Land cover changes associated with urbanization have negative effects on downstream ecosystems. Contemporary urban development attempts to mitigate these effects by designing stormwater infrastructure to mimic predevelopment hydrology, but their performance is highly variable. This study used in situ monitoring of recently built neighbourhoods to evaluate the catchment-scale effectiveness of landscape decentralized stormwater control measures (SCMs) in the form of street connected vegetated swales for reducing runoff volumes and flow rates relative to curb-and-gutter infrastructure. Effectiveness of the SCMs was quantified by monitoring runoff for 8months at the outlets of 4 suburban catchments (0.76-5.25ha) in Maryland, USA. Three grey catchments installed curb-and-gutter stormwater conveyances, whereas the fourth green catchment built parcel-level vegetated swales.
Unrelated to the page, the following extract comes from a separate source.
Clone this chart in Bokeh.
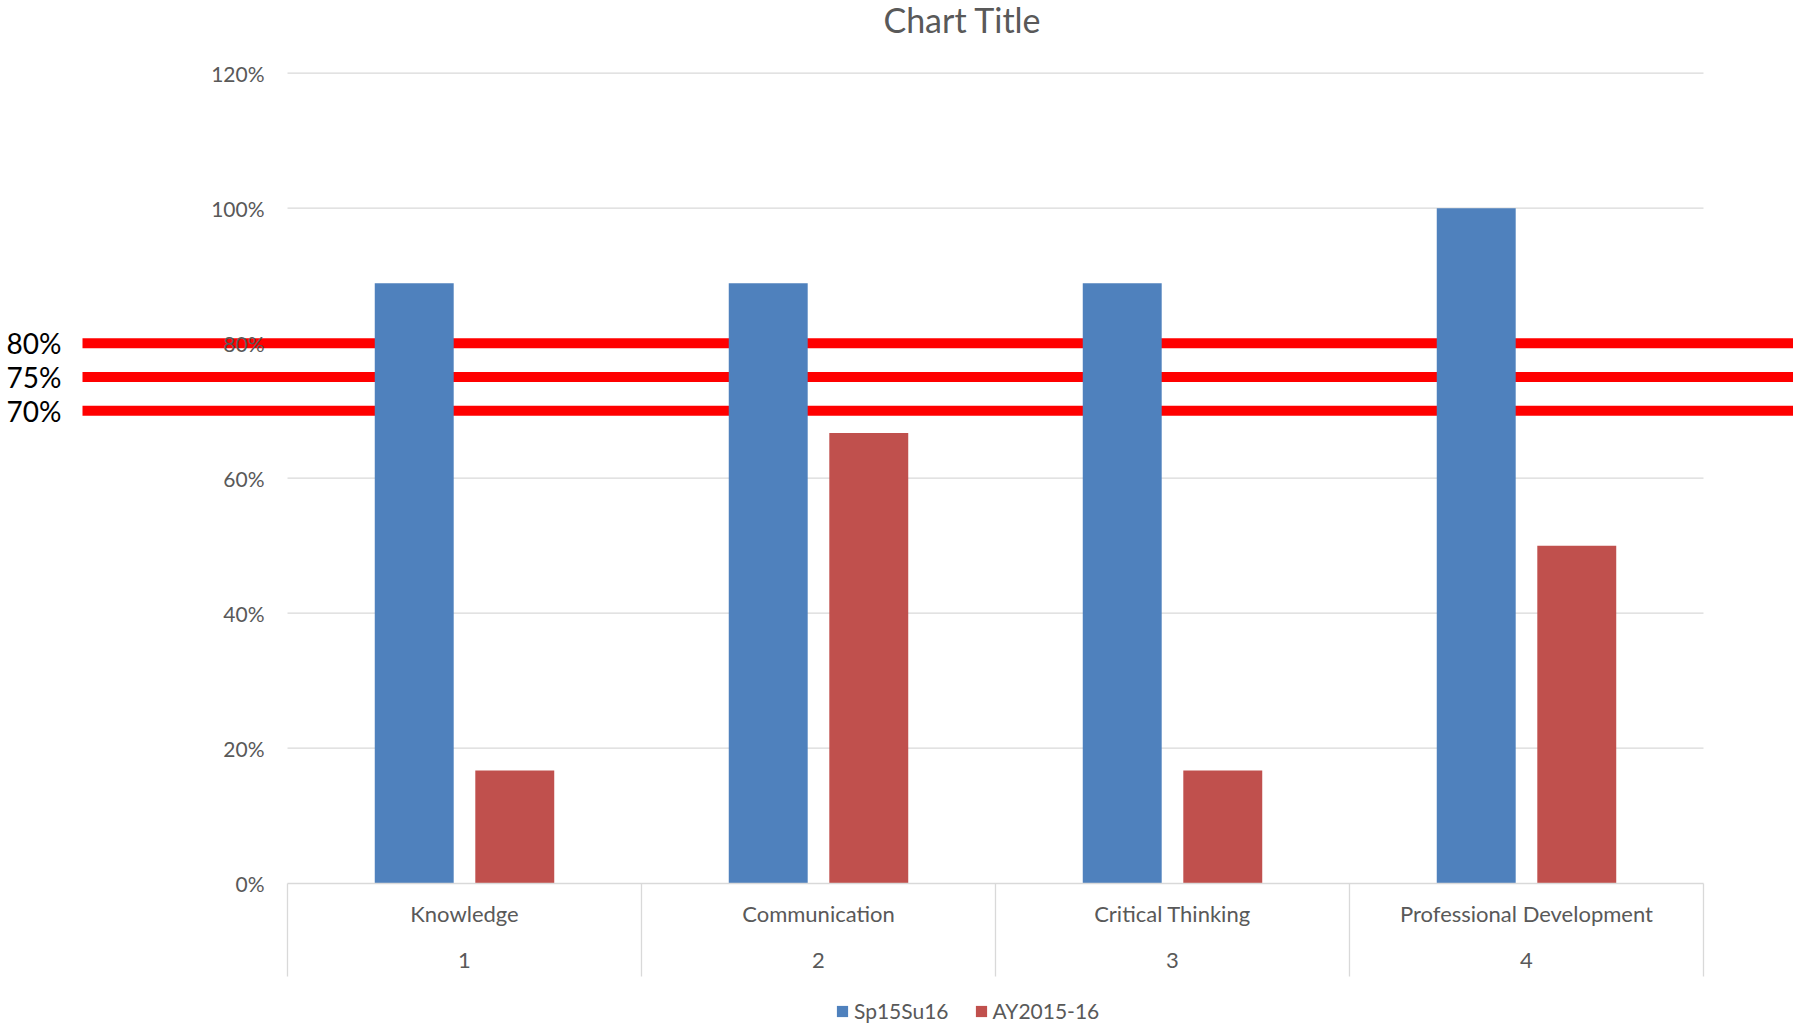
from bokeh.plotting import figure
from bokeh.models import (Range1d, LinearAxis, FixedTicker, NumeralTickFormatter,
                          Label, Legend, LegendItem)
from bokeh.embed import file_html
from bokeh.resources import INLINE

# ---- data -------------------------------------------------------------
categories = ["Knowledge", "Communication", "Critical Thinking", "Professional Development"]
category_numbers = ["1", "2", "3", "4"]
series_names = ["Sp15Su16", "AY2015-16"]
sp15su16 = [0.889, 0.889, 0.889, 1.0]
ay2015_16 = [0.167, 0.667, 0.167, 0.5]
thresholds = [0.80, 0.75, 0.70]
threshold_labels = ["80%", "75%", "70%"]
y_ticks = [0.0, 0.2, 0.4, 0.6, 0.8, 1.0, 1.2]

# ---- layout -----------------------------------------------------------
W, H = 1793, 1027
PLOT_L, PLOT_R = 287, 1703          # plot area edges in pixels
Y0_PX = 882.7                       # pixel row of the 0% baseline
PX_PER_Y = 675.0                    # pixels per 100%
n = len(categories)
px_per_x = (PLOT_R - PLOT_L) / n

FONT = "Lato"
GREY_TEXT = "#595959"
GRID = "#d9d9d9"
BLUE = "#4f81bd"
RED = "#c0504d"

x_range = Range1d(-PLOT_L / px_per_x, (W - PLOT_L) / px_per_x)
y_range = Range1d(-(H - Y0_PX) / PX_PER_Y, Y0_PX / PX_PER_Y)

p = figure(width=W, height=H, x_range=x_range, y_range=y_range,
           output_backend="svg", toolbar_location=None,
           x_axis_location=None, y_axis_location=None,
           min_border=0, outline_line_color=None)
p.grid.visible = False
p.background_fill_color = "white"

centers = [i + 0.5 for i in range(n)]
edges = [float(i) for i in range(n + 1)]

# horizontal gridlines across the plot area only
grid_levels = y_ticks[1:]
p.segment(x0=[0.0] * len(grid_levels), x1=[float(n)] * len(grid_levels),
          y0=grid_levels, y1=grid_levels,
          line_color=GRID, line_width=1.3, level="underlay")

# target lines
line_start = (82 - PLOT_L) / px_per_x
p.segment(x0=[line_start] * len(thresholds), x1=[x_range.end] * len(thresholds),
          y0=thresholds, y1=thresholds,
          line_color="#ff0000", line_width=10, level="underlay")

# clustered bars
offset = 0.142
bar_w = 0.223
r_blue = p.vbar(x=[c - offset for c in centers], top=sp15su16, bottom=0, width=bar_w,
                fill_color=BLUE, line_color=None)
r_red = p.vbar(x=[c + offset for c in centers], top=ay2015_16, bottom=0, width=bar_w,
               fill_color=RED, line_color=None)

# value axis drawn at the left edge of the plot area
yaxis = LinearAxis(fixed_location=0, bounds=(0, 1.2),
                   ticker=FixedTicker(ticks=y_ticks),
                   formatter=NumeralTickFormatter(format="0%"),
                   axis_line_color=None, major_tick_line_color=None,
                   minor_tick_line_color=None, major_tick_in=0, major_tick_out=0,
                   major_label_standoff=23,
                   major_label_text_font=FONT, major_label_text_font_size="21px",
                   major_label_text_color=GREY_TEXT)
p.add_layout(yaxis, "left")

# baseline and long separators between categories
sep_axis = LinearAxis(fixed_location=0, bounds=(0, n),
                      ticker=FixedTicker(ticks=[], minor_ticks=edges),
                      axis_line_color=GRID, axis_line_width=1.3,
                      major_tick_line_color=None, major_tick_in=0, major_tick_out=0,
                      minor_tick_in=0, minor_tick_out=93,
                      minor_tick_line_color=GRID, minor_tick_line_width=1.3,
                      major_label_text_alpha=0)
p.add_layout(sep_axis, "below")

# category names
xaxis = LinearAxis(fixed_location=0, bounds=(0, n),
                   ticker=FixedTicker(ticks=centers),
                   major_label_overrides={c: name for c, name in zip(centers, categories)},
                   axis_line_color=None, major_tick_line_color=None,
                   minor_tick_line_color=None, major_tick_in=0, major_tick_out=0,
                   major_label_standoff=17,
                   major_label_text_font=FONT, major_label_text_font_size="22px",
                   major_label_text_color=GREY_TEXT)
p.add_layout(xaxis, "below")

# second row of category labels (numbers)
xaxis2 = LinearAxis(fixed_location=0, bounds=(0, n),
                    ticker=FixedTicker(ticks=centers),
                    major_label_overrides={c: num for c, num in zip(centers, category_numbers)},
                    axis_line_color=None, major_tick_line_color=None,
                    minor_tick_line_color=None, major_tick_in=0, major_tick_out=0,
                    major_label_standoff=70,
                    major_label_text_font=FONT, major_label_text_font_size="22px",
                    major_label_text_color=GREY_TEXT)
p.add_layout(xaxis2, "below")

# threshold captions on the far left
for t, txt in zip(thresholds, threshold_labels):
    p.add_layout(Label(x=6, x_units="screen", y=t, y_units="data", text=txt,
                       text_baseline="middle", text_align="left",
                       text_font=FONT, text_font_size="28px", text_color="black"))

# chart title
p.add_layout(Label(x=962, y=H + 2, x_units="screen", y_units="screen",
                   text="Chart Title", text_align="center", text_baseline="top",
                   text_font=FONT, text_font_size="34px", text_color=GREY_TEXT))

legend = Legend(items=[LegendItem(label=series_names[0], renderers=[r_blue]),
                       LegendItem(label=series_names[1], renderers=[r_red])],
                orientation="horizontal", location=(835, 4),
                glyph_width=14, glyph_height=14, label_standoff=5, spacing=25,
                padding=0, margin=0, border_line_color=None,
                background_fill_alpha=0,
                label_text_font=FONT, label_text_font_size="21px",
                label_text_color=GREY_TEXT)
p.add_layout(legend)

open("out.html", "w").write(file_html(p, INLINE))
The catchment with decentralized SCMs reduced runoff, runoff ratio, and peak runoff compared with the grey infrastructure catchments. In addition, the green catchment delayed runoff, resulting in longer precipitation-runoff lag times. Runoff ratios across the monitoring period were 0.13 at the green catchment and 0.37, 0.35, and 0.18 at the 3 grey catchments. Runoff only commenced after 6mm of precipitation at the decentralized SCM catchment, whereas runoff occurred even during the smallest events at the grey catchments. However, as precipitation magnitudes reached 20mm, the green catchment runoff characteristics were similar to those at the grey catchments, which made up 37% of the total precipitation in only 10 of 72 events. Therefore, volume-based reduction goals for stormwater using decentralized SCMs such as vegetated swales require additional redundant SCMs in a treatment train as source control and/or end-of-pipe detention to capture a larger fraction of runoff and more effectively mimic predevelopment hydrology for the relatively rare but larger precipitation events.